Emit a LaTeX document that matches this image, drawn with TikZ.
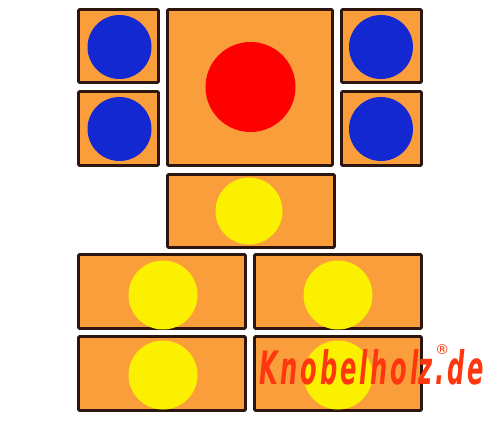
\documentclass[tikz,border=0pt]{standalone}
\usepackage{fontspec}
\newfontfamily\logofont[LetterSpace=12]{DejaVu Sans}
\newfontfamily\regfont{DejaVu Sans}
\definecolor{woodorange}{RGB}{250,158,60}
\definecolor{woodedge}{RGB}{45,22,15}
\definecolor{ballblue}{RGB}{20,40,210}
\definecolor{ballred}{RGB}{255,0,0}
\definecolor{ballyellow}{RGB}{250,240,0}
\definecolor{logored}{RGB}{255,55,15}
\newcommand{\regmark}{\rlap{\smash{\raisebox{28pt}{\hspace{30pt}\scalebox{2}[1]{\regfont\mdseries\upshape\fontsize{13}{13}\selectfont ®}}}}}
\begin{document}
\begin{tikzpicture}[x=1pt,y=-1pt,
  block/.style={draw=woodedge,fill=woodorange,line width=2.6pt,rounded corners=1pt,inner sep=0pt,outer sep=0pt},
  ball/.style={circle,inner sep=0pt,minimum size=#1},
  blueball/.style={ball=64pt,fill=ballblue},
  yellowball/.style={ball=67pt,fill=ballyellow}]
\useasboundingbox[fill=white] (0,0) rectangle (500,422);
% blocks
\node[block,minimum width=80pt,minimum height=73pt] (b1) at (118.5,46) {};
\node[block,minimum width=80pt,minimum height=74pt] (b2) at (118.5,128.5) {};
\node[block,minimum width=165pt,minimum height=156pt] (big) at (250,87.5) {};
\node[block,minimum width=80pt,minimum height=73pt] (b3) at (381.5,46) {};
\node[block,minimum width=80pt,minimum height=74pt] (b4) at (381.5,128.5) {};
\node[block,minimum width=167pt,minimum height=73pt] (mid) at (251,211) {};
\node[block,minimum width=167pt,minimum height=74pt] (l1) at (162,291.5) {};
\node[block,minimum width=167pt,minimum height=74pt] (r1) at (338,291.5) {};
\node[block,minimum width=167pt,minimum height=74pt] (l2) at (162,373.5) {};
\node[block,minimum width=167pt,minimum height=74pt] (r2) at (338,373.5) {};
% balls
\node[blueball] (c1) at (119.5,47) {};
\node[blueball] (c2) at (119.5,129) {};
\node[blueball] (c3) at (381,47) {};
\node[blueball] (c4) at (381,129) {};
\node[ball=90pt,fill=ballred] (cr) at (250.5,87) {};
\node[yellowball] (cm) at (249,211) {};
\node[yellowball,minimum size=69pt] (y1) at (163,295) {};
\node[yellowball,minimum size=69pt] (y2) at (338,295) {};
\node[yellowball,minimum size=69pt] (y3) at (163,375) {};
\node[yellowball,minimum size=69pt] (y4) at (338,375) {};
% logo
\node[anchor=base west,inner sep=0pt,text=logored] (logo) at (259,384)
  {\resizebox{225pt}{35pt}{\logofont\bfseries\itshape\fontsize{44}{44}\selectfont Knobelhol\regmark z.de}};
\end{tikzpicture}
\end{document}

==================================================

Request:
Without the pictures, transcribe the listing above exactly.

Task solution:
Emit a LaTeX document that matches this image, drawn with TikZ.
\documentclass[tikz,border=0pt]{standalone}
\usepackage{fontspec}
\newfontfamily\logofont[LetterSpace=12]{DejaVu Sans}
\newfontfamily\regfont{DejaVu Sans}
\definecolor{woodorange}{RGB}{250,158,60}
\definecolor{woodedge}{RGB}{45,22,15}
\definecolor{ballblue}{RGB}{20,40,210}
\definecolor{ballred}{RGB}{255,0,0}
\definecolor{ballyellow}{RGB}{250,240,0}
\definecolor{logored}{RGB}{255,55,15}
\newcommand{\regmark}{\rlap{\smash{\raisebox{28pt}{\hspace{30pt}\scalebox{2}[1]{\regfont\mdseries\upshape\fontsize{13}{13}\selectfont ®}}}}}
\begin{document}
\begin{tikzpicture}[x=1pt,y=-1pt,
  block/.style={draw=woodedge,fill=woodorange,line width=2.6pt,rounded corners=1pt,inner sep=0pt,outer sep=0pt},
  ball/.style={circle,inner sep=0pt,minimum size=#1},
  blueball/.style={ball=64pt,fill=ballblue},
  yellowball/.style={ball=67pt,fill=ballyellow}]
\useasboundingbox[fill=white] (0,0) rectangle (500,422);
% blocks
\node[block,minimum width=80pt,minimum height=73pt] (b1) at (118.5,46) {};
\node[block,minimum width=80pt,minimum height=74pt] (b2) at (118.5,128.5) {};
\node[block,minimum width=165pt,minimum height=156pt] (big) at (250,87.5) {};
\node[block,minimum width=80pt,minimum height=73pt] (b3) at (381.5,46) {};
\node[block,minimum width=80pt,minimum height=74pt] (b4) at (381.5,128.5) {};
\node[block,minimum width=167pt,minimum height=73pt] (mid) at (251,211) {};
\node[block,minimum width=167pt,minimum height=74pt] (l1) at (162,291.5) {};
\node[block,minimum width=167pt,minimum height=74pt] (r1) at (338,291.5) {};
\node[block,minimum width=167pt,minimum height=74pt] (l2) at (162,373.5) {};
\node[block,minimum width=167pt,minimum height=74pt] (r2) at (338,373.5) {};
% balls
\node[blueball] (c1) at (119.5,47) {};
\node[blueball] (c2) at (119.5,129) {};
\node[blueball] (c3) at (381,47) {};
\node[blueball] (c4) at (381,129) {};
\node[ball=90pt,fill=ballred] (cr) at (250.5,87) {};
\node[yellowball] (cm) at (249,211) {};
\node[yellowball,minimum size=69pt] (y1) at (163,295) {};
\node[yellowball,minimum size=69pt] (y2) at (338,295) {};
\node[yellowball,minimum size=69pt] (y3) at (163,375) {};
\node[yellowball,minimum size=69pt] (y4) at (338,375) {};
% logo
\node[anchor=base west,inner sep=0pt,text=logored] (logo) at (259,384)
  {\resizebox{225pt}{35pt}{\logofont\bfseries\itshape\fontsize{44}{44}\selectfont Knobelhol\regmark z.de}};
\end{tikzpicture}
\end{document}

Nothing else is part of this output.